[What you will do] Without including the pictures, copy out every line below.

━━ Dataset section

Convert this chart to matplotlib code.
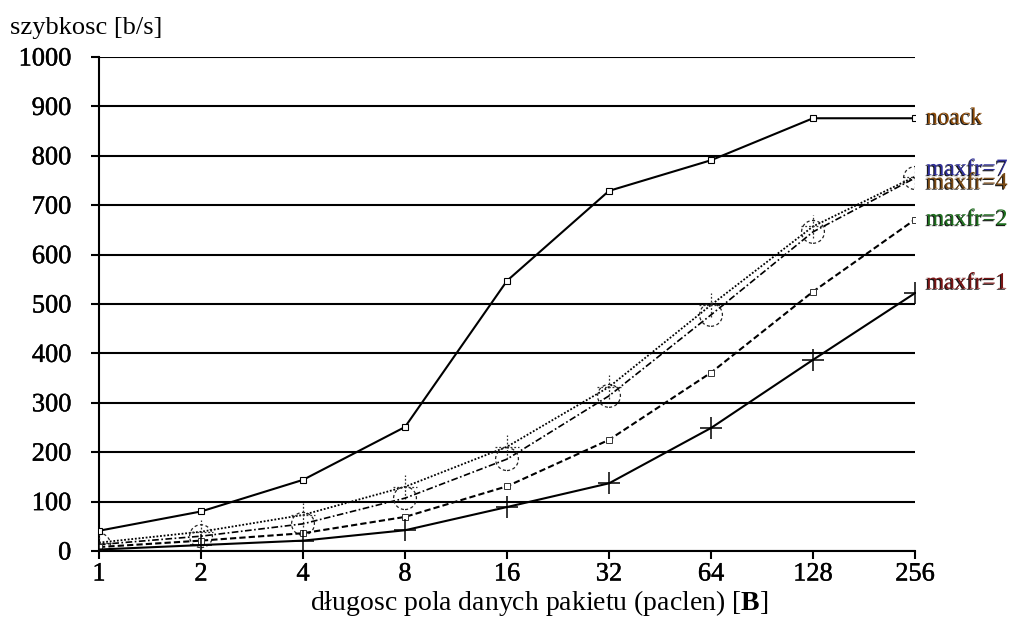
from matplotlib import pyplot as plt
from matplotlib import patheffects as pe
import numpy as np

# dane
paclen = [1, 2, 4, 8, 16, 32, 64, 128, 256]
noack = [41, 80, 144, 251, 547, 729, 791, 876, 876]
maxfr7 = [17, 39, 73, 130, 211, 332, 498, 657, 758]
maxfr4 = [13, 30, 55, 107, 186, 314, 478, 646, 755]
maxfr2 = [8, 21, 36, 69, 131, 225, 361, 525, 671]
maxfr1 = [3, 12, 21, 42, 89, 137, 249, 387, 522]
y_ticks = [0, 100, 200, 300, 400, 500, 600, 700, 800, 900, 1000]

plt.rcParams['font.family'] = ['Liberation Serif', 'DejaVu Serif']
plt.rcParams['mathtext.fontset'] = 'custom'
plt.rcParams['mathtext.bf'] = 'Liberation Serif:bold'
fs = 19
gruby = [pe.withStroke(linewidth=0.3, foreground='black')]

fig = plt.figure(figsize=(10.14, 6.19), dpi=100)
ax = fig.add_axes([99/1014, 1 - 551/619, (915-99)/1014, (551-57)/619])

ax.set_xscale('log', base=2)
ax.set_xlim(1, 256)
ax.set_ylim(0, 1000)

# linie siatki
for v in y_ticks:
    ax.axhline(v, color='black', lw=1.5, zorder=1)

# serie
ax.plot(paclen, noack, color='black', lw=1.5, marker='s', ms=5,
        mfc='white', mec='black', mew=0.8, zorder=5)

ax.plot(paclen, maxfr7, color='black', lw=1.3, ls=(0, (1, 1)), zorder=4)
ax.scatter(paclen, maxfr7, marker='+', s=290, c='#333333', linewidths=0.9,
           linestyle=(0, (1.5, 1.5)), zorder=4)

ax.plot(paclen, maxfr4, color='black', lw=1.2, ls=(0, (4, 1.5, 1, 1.5)), zorder=4)
ax.scatter(paclen, maxfr4, marker='o', s=270, facecolors='none',
           edgecolors='#222222', linewidths=0.9, linestyle=(0, (2.5, 2)), zorder=4)

ax.plot(paclen, maxfr2, color='black', lw=1.5, ls=(0, (3, 1.5)), marker='s', ms=4,
        mfc='white', mec='#333333', mew=0.7, zorder=4)

ax.plot(paclen, maxfr1, color='black', lw=1.5, marker='+', ms=16, mew=1.1, zorder=4)

# etykiety serii
etykiety = [('noack', noack, '#8B4A08', 0),
            ('maxfr=7', maxfr7, '#2E2E9A', 7),
            ('maxfr=4', maxfr4, '#7A4A14', -5),
            ('maxfr=2', maxfr2, '#1E701E', 0),
            ('maxfr=1', maxfr1, '#7A1515', 10)]
for nazwa, serie, kolor, dy in etykiety:
    ax.annotate(nazwa, xy=(paclen[-1], serie[-1]), xytext=(8, dy * 0.72),
                textcoords='offset points', ha='left', va='center',
                fontsize=17, color=kolor, annotation_clip=False,
                path_effects=[pe.withSimplePatchShadow(offset=(-0.8, -0.8),
                                                       shadow_rgbFace='black', alpha=0.9)])

# osie
ax.set_xticks(paclen)
ax.set_xticklabels([str(p) for p in paclen])
ax.xaxis.set_minor_locator(plt.NullLocator())
ax.set_yticks(y_ticks)
ax.set_yticklabels([str(v) for v in y_ticks])
for lab in ax.get_xticklabels() + ax.get_yticklabels():
    lab.set_path_effects(gruby)

ax.spines['right'].set_visible(False)
ax.spines['top'].set_visible(False)
ax.spines['left'].set_linewidth(1.5)
ax.spines['bottom'].set_linewidth(1.5)

ax.tick_params(axis='y', length=6, width=1.5, direction='out', pad=14, labelsize=fs)
ax.tick_params(axis='x', length=6, width=1.5, direction='out', pad=3, labelsize=fs)

fig.text(10/1014, 1 - 28/619, 'szybkosc [b/s]', fontsize=fs, ha='left', va='center')
fig.text(539/1014, 1 - 603/619, r'długosc pola danych pakietu (paclen) [$\mathbf{B}$]',
         fontsize=20, ha='center', va='center')

fig.savefig('out.png', dpi=100)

━━━━

[Written reply]
Convert this chart to matplotlib code.
from matplotlib import pyplot as plt
from matplotlib import patheffects as pe
import numpy as np

# dane
paclen = [1, 2, 4, 8, 16, 32, 64, 128, 256]
noack = [41, 80, 144, 251, 547, 729, 791, 876, 876]
maxfr7 = [17, 39, 73, 130, 211, 332, 498, 657, 758]
maxfr4 = [13, 30, 55, 107, 186, 314, 478, 646, 755]
maxfr2 = [8, 21, 36, 69, 131, 225, 361, 525, 671]
maxfr1 = [3, 12, 21, 42, 89, 137, 249, 387, 522]
y_ticks = [0, 100, 200, 300, 400, 500, 600, 700, 800, 900, 1000]

plt.rcParams['font.family'] = ['Liberation Serif', 'DejaVu Serif']
plt.rcParams['mathtext.fontset'] = 'custom'
plt.rcParams['mathtext.bf'] = 'Liberation Serif:bold'
fs = 19
gruby = [pe.withStroke(linewidth=0.3, foreground='black')]

fig = plt.figure(figsize=(10.14, 6.19), dpi=100)
ax = fig.add_axes([99/1014, 1 - 551/619, (915-99)/1014, (551-57)/619])

ax.set_xscale('log', base=2)
ax.set_xlim(1, 256)
ax.set_ylim(0, 1000)

# linie siatki
for v in y_ticks:
    ax.axhline(v, color='black', lw=1.5, zorder=1)

# serie
ax.plot(paclen, noack, color='black', lw=1.5, marker='s', ms=5,
        mfc='white', mec='black', mew=0.8, zorder=5)

ax.plot(paclen, maxfr7, color='black', lw=1.3, ls=(0, (1, 1)), zorder=4)
ax.scatter(paclen, maxfr7, marker='+', s=290, c='#333333', linewidths=0.9,
           linestyle=(0, (1.5, 1.5)), zorder=4)

ax.plot(paclen, maxfr4, color='black', lw=1.2, ls=(0, (4, 1.5, 1, 1.5)), zorder=4)
ax.scatter(paclen, maxfr4, marker='o', s=270, facecolors='none',
           edgecolors='#222222', linewidths=0.9, linestyle=(0, (2.5, 2)), zorder=4)

ax.plot(paclen, maxfr2, color='black', lw=1.5, ls=(0, (3, 1.5)), marker='s', ms=4,
        mfc='white', mec='#333333', mew=0.7, zorder=4)

ax.plot(paclen, maxfr1, color='black', lw=1.5, marker='+', ms=16, mew=1.1, zorder=4)

# etykiety serii
etykiety = [('noack', noack, '#8B4A08', 0),
            ('maxfr=7', maxfr7, '#2E2E9A', 7),
            ('maxfr=4', maxfr4, '#7A4A14', -5),
            ('maxfr=2', maxfr2, '#1E701E', 0),
            ('maxfr=1', maxfr1, '#7A1515', 10)]
for nazwa, serie, kolor, dy in etykiety:
    ax.annotate(nazwa, xy=(paclen[-1], serie[-1]), xytext=(8, dy * 0.72),
                textcoords='offset points', ha='left', va='center',
                fontsize=17, color=kolor, annotation_clip=False,
                path_effects=[pe.withSimplePatchShadow(offset=(-0.8, -0.8),
                                                       shadow_rgbFace='black', alpha=0.9)])

# osie
ax.set_xticks(paclen)
ax.set_xticklabels([str(p) for p in paclen])
ax.xaxis.set_minor_locator(plt.NullLocator())
ax.set_yticks(y_ticks)
ax.set_yticklabels([str(v) for v in y_ticks])
for lab in ax.get_xticklabels() + ax.get_yticklabels():
    lab.set_path_effects(gruby)

ax.spines['right'].set_visible(False)
ax.spines['top'].set_visible(False)
ax.spines['left'].set_linewidth(1.5)
ax.spines['bottom'].set_linewidth(1.5)

ax.tick_params(axis='y', length=6, width=1.5, direction='out', pad=14, labelsize=fs)
ax.tick_params(axis='x', length=6, width=1.5, direction='out', pad=3, labelsize=fs)

fig.text(10/1014, 1 - 28/619, 'szybkosc [b/s]', fontsize=fs, ha='left', va='center')
fig.text(539/1014, 1 - 603/619, r'długosc pola danych pakietu (paclen) [$\mathbf{B}$]',
         fontsize=20, ha='center', va='center')

fig.savefig('out.png', dpi=100)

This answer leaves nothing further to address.